Make no mistake, I do not ever see myself choosing a Rolls-Royce, or similar premium luxury car, they are just not my thing. I delight in smaller, lightweight, high performance cars  – like my own Alfa Romeo 159.

However, having been the purveyor of PR messaging for a number of premium brands for almost 40 years, I do understand exactly what the buyers of such cars are looking for, and what they appreciate.

To that end, I was very impressed with the quality of the writing in the press kit, because it scored a direct hit on the impressions Rolls-Royce is trying to create.

When journalists and non-journalists read a press kit, they expect to see all the hyperbole the writer can employ, which will enhance the readers’ view of the car being written about. It will be thick with many solid-gold adjectives, and plenty of BS to obfuscate some of the un-lovely parts of the car.

If you were a potential customer reading the Rolls-Royce Dawn 'Black Badge' verbage, and the car suited your personal aspirations, I think it would go a long way towards the reader placing an order.

It’s sensible, intelligent writing by someone who really understands today’s Rolls-Royce customer.

And, in 15 years that profile has changed a lot. The customers from two decades ago are dying off, and R-R has to appeal to a new buyer profile. Surprisingly, they ARE younger, just as affluent, and precociously-choosy, but they are also smart, and less likely to be seduced by hyperbolic writings.

But, back to the beast. Yes, it’s big, long, wide and guaranteed not to fit in either your garage or mine. However, behind the wheel the V12 delivers the expected silkily linear performance, the steering is very responsive to moving all this car around, and whilst the interior décor is not my thing, it will certainly impress many of Rolls-Royce’s picky buyers.

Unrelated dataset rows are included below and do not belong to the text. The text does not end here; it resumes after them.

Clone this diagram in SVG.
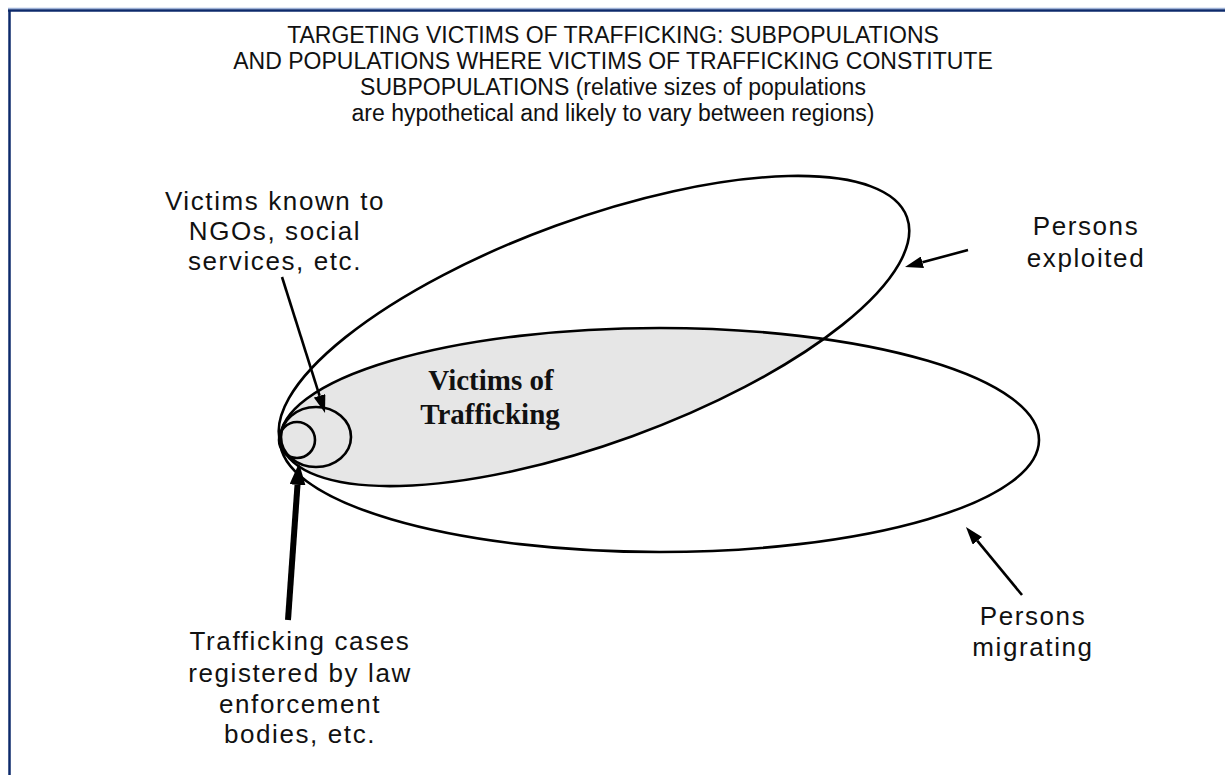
<svg xmlns="http://www.w3.org/2000/svg" width="1225" height="775" viewBox="0 0 1225 775">
<style>
.t{font-family:"Liberation Sans",Arial,sans-serif;fill:#111;text-anchor:middle}
.title{font-size:23px}
.lbl{font-size:26px;letter-spacing:1.6px}
.vt{font-family:"Liberation Serif","Times New Roman",serif;font-weight:bold;font-size:29px;fill:#111;text-anchor:middle}
.ell{fill:none;stroke:#000;stroke-width:2.6}
.arr{stroke:#000;stroke-width:2.6;fill:none}
.arrk{stroke:#000;stroke-width:6;fill:none}
</style>
<defs>
<marker id="ah" viewBox="0 -6 18 12" refX="0" refY="0" markerWidth="18" markerHeight="12" markerUnits="userSpaceOnUse" orient="auto"><path d="M0,-6 L18,0 L0,6 z" fill="#000"/></marker>
<marker id="ahk" viewBox="0 -8 22 16" refX="0" refY="0" markerWidth="22" markerHeight="16" markerUnits="userSpaceOnUse" orient="auto"><path d="M0,-8 L22,0 L0,8 z" fill="#000"/></marker>
<clipPath id="clipExp"><ellipse cx="594" cy="331" rx="333" ry="112" transform="rotate(-20 594 331)"/></clipPath>
</defs>
<rect width="1225" height="775" fill="#fff"/>
<g id="frame">
<line x1="8" y1="8.5" x2="1225" y2="8.5" stroke="#9fb3d8" stroke-width="1.5"/>
<line x1="8" y1="10.5" x2="1225" y2="10.5" stroke="#0d2a6b" stroke-width="2.5"/>
<line x1="9.5" y1="10" x2="9.5" y2="775" stroke="#0d2a6b" stroke-width="2.5"/>
</g>
<g id="title">
<text class="t title" x="613" y="43">TARGETING VICTIMS OF TRAFFICKING: SUBPOPULATIONS</text>
<text class="t title" x="613" y="69">AND POPULATIONS WHERE VICTIMS OF TRAFFICKING CONSTITUTE</text>
<text class="t title" x="613" y="95">SUBPOPULATIONS (relative sizes of populations</text>
<text class="t title" x="613" y="121">are hypothetical and likely to vary between regions)</text>
</g>
<g id="victims-of-trafficking">
<ellipse cx="659.5" cy="440" rx="379.5" ry="112" fill="#e6e6e6" clip-path="url(#clipExp)"/>
<text class="vt" x="491" y="390">Victims of</text>
<text class="vt" x="490" y="424">Trafficking</text>
</g>
<g id="persons-exploited">
<ellipse class="ell" cx="594" cy="331" rx="333" ry="112" transform="rotate(-20 594 331)"/>
<text class="t lbl" x="1086" y="235">Persons</text>
<text class="t lbl" x="1086" y="267">exploited</text>
</g>
<g id="persons-migrating">
<ellipse class="ell" cx="659.5" cy="440" rx="379.5" ry="112"/>
<text class="t lbl" x="1033" y="625">Persons</text>
<text class="t lbl" x="1033" y="656">migrating</text>
</g>
<g id="victims-known-ngos">
<ellipse class="ell" cx="316" cy="437" rx="35" ry="30"/>
<text class="t lbl" x="275" y="210">Victims known to</text>
<text class="t lbl" x="275" y="240">NGOs, social</text>
<text class="t lbl" x="275" y="270">services, etc.</text>
</g>
<g id="cases-law-enforcement">
<circle class="ell" cx="297" cy="440" r="18"/>
<text class="t lbl" x="300" y="650">Trafficking cases</text>
<text class="t lbl" x="300" y="682">registered by law</text>
<text class="t lbl" x="300" y="713">enforcement</text>
<text class="t lbl" x="300" y="743">bodies, etc.</text>
</g>
<g id="connectors">
<line class="arr" x1="282" y1="277" x2="319.6" y2="395.8" marker-end="url(#ah)"/>
<line class="arrk" x1="288" y1="620" x2="297.5" y2="484.9" marker-end="url(#ahk)"/>
<line class="arr" x1="968" y1="250" x2="922.4" y2="262.3" marker-end="url(#ah)"/>
<line class="arr" x1="1022" y1="595" x2="977.4" y2="540.9" marker-end="url(#ah)"/>
</g>
</svg>
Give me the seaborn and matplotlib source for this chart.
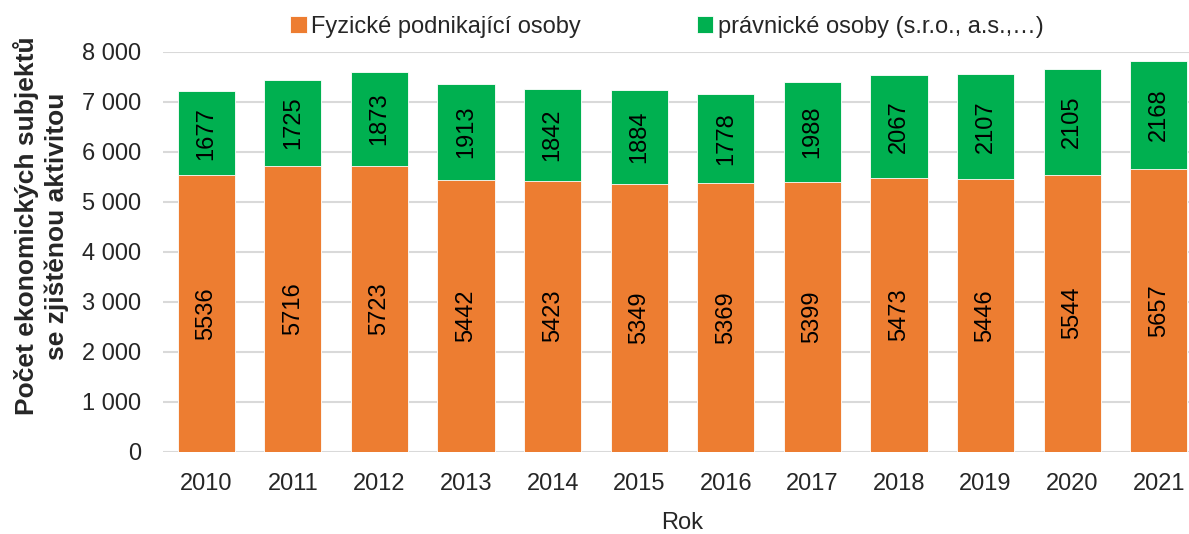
import matplotlib
matplotlib.use("Agg")
import matplotlib.pyplot as plt
import matplotlib.ticker as mticker
import seaborn as sns
import pandas as pd

# Datos
roky = ['2010', '2011', '2012', '2013', '2014', '2015', '2016', '2017', '2018', '2019', '2020', '2021']
fyzicke = [5536, 5716, 5723, 5442, 5423, 5349, 5369, 5399, 5473, 5446, 5544, 5657]
pravnicke = [1677, 1725, 1873, 1913, 1842, 1884, 1778, 1988, 2067, 2107, 2105, 2168]

df = pd.DataFrame({'Rok': roky, 'Fyzicke': fyzicke, 'Pravnicke': pravnicke})
df['Celkem'] = df['Fyzicke'] + df['Pravnicke']

oranzova = '#ED7D31'
zelena = '#00B050'

sns.set_style('white')
plt.rcParams['font.family'] = ['Liberation Sans', 'DejaVu Sans']

fig = plt.figure(figsize=(11.89, 5.34), dpi=100)
ax = fig.add_axes([163 / 1189, 0.154, (1202 - 163) / 1189, 0.749])

# Sloupce: celek (zelena) a pres nej fyzicke osoby (oranzova)
sns.barplot(data=df, x='Rok', y='Celkem', color=zelena, width=0.66, ax=ax,
            edgecolor='white', linewidth=0.6, saturation=1, label='právnické osoby (s.r.o., a.s.,…)')
n = len(df)
sns.barplot(data=df, x='Rok', y='Fyzicke', color=oranzova, width=0.66, ax=ax,
            edgecolor='white', linewidth=0.6, saturation=1, label='Fyzické podnikající osoby')

zelene = ax.patches[:n]
oranzove = ax.patches[n:2 * n]
for p, v in zip(oranzove, df['Fyzicke']):
    ax.text(p.get_x() + p.get_width() / 2, v / 2, str(v), rotation=90,
            ha='center', va='center', fontsize=17, color='black')
for p, f, v in zip(zelene, df['Fyzicke'], df['Pravnicke']):
    ax.text(p.get_x() + p.get_width() / 2, f + v / 2, str(v), rotation=90,
            ha='center', va='center', fontsize=17, color='black')

ax.set_ylim(0, 8000)
ax.set_xlim(-0.5, n - 0.5)
ax.yaxis.set_major_locator(mticker.MultipleLocator(1000))
ax.yaxis.set_major_formatter(mticker.FuncFormatter(lambda x, pos: f'{int(x):,}'.replace(',', ' ')))
ax.grid(axis='y', color='#D9D9D9', linewidth=1.5)
ax.set_axisbelow(True)
for s in ax.spines.values():
    s.set_visible(False)
ax.tick_params(axis='both', length=0, labelsize=17)
ax.tick_params(axis='y', pad=16)
ax.tick_params(axis='x', pad=15)

ax.set_ylabel('')
fig.text(682 / 1189, 1 - 523 / 534, 'Rok', ha='center', va='center', fontsize=17)
fig.text(41 / 1189, 1 - 226 / 534, 'Počet ekonomických subjektů\nse zjištěnou aktivitou',
         rotation=90, ha='center', va='center', fontsize=19, fontweight='bold', linespacing=1.3)
ax.set_xlabel('')

# Legenda
h, l = ax.get_legend_handles_labels()
ax.legend([h[1], h[0]], [l[1], l[0]], loc='center', bbox_to_anchor=(667 / 1189, 1 - 27 / 534),
          bbox_transform=fig.transFigure, ncol=2, frameon=False, fontsize=17,
          handlelength=0.7, handleheight=0.7, handletextpad=0.2, columnspacing=4.9)

fig.savefig('out.png', dpi=100)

I wrote a feature story recently for the Australian edition of The Robb Report about the trend towards bespoke cars for the super rich, and it’s the premium British brands Bentley and Rolls-Royce who are the clear winners in this race for the millionaires’ dollars.

We are gliding along a freeway at a comfortable 100km/h, and with a completely clear road ahead I floored it.

The nose of the Dawn lifts visibly, the 48 valve V12 pushes power to the rear wheels and we take off like a scalded cat, reaching 160km/h in under five seconds, and then I immediately lift off. No point in trying for the governed top speed of 250km/h in this environment, but the Dawn proved its point.

Part of my test course, is a steep uphill climb with a multitude of tight, closing radius corners, dips, crests and sweepers. The Dawn did not struggle to handle whatever I threw it at. It was surprisingly agile and while I know R-R owners are not going to drive in anger, the Dawn proved remarkably capable, stable and responsive.

So it’s back to boulevard cruising, or if your kid’s lucky enough, being dropped off at school to the envy and surprise of fellow students.

Having watched Rolls-Royce metamorphise over the past decade and a half from ‘an old rich guys’ pleasure palace, to a more contemporary image, I think BMW has treated the brand with the same respect, attention and investment, as Volkswagen has done with Bentley.

Both marques may face a shortened life span, as the world turns to electric and autonomous cars, but I am convinced for as long as I am going to be around, there will always be those few wealthy individuals who desire, and can pay for such genuine luxury on wheels.

*BTW - The 'guy I hardly know' is Rolls-Royce's dedicated, and thoroughly professional 'corporate commissions manager' for SE Asia, Hal Serudin, who is based in Singapore, so I only see him on the rare occasions he is dealing with an Australian customer - which he is pleased to tell me is a growing list.